- Born: Sherine Yvonne Abeyratne 1961 (age 64–65) London, England, United Kingdom
- Occupations: Singer ,Percussionist
- Formerly of: Big Pig (1985-1991) Backing vocalist for Jo Jo Zep and the Falcons; Models; INXS; U2;

= Sherine Abeyratne =

Australian singer

Sherine Yvonne Abeyratne (born 1961) is an English-born Australian singer and percussionist, of Sri Lankan descent, who was performed as both a lead and backing vocalist.

==Biography==
===Early life===
Abeyratne and her identical twin sister, Zan Abeyratne were born in 1961 in London, England
to Sri Lankan-born parents, who also have two sons; their mother entertained her children by playing piano and dancing, while their father shared his admiration of Louis Armstrong and jazz music. After moving from London, the family lived in Sri Lanka for "several years" before migrating to Australia, where they were raised

===Career===
Sherine and her sister performed as backing vocalists for several groups including Jo Jo Zep, Models, INXS and U2

Both sisters became vocalists in bands both together, and separately, from 1978. They were members of Grand Wazoo, Whist Sherine left to become a backing vocalist for Jo Jo Zep and then INXS, Zan became a member of Bang.
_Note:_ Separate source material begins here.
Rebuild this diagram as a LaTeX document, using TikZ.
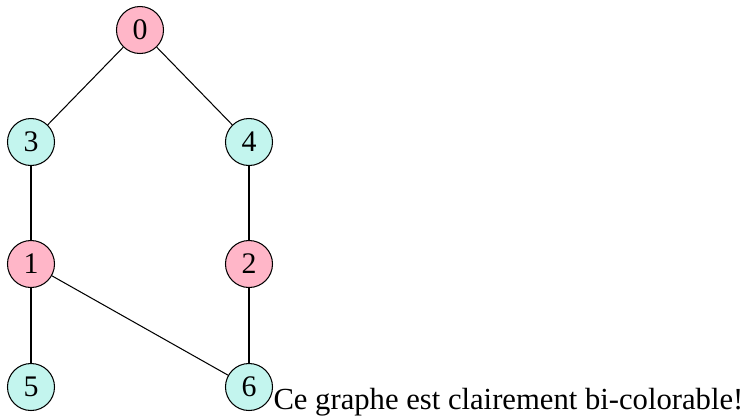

Sherine provided lead vocals for Big Pig from 1985 to 1991.

Sherine was also associated with Grand Wazoo Band of 1000 Dances, The Editions (1980–84), Bang, Big Choir, Bob Starkie Shape Up, Gospel Truth, Jo Jo Zep, Black Coffee, Dianna Boss and The Extremes, The Rock Party, Mercy Mercy (1991), Sherine, and Sherine's X Machine.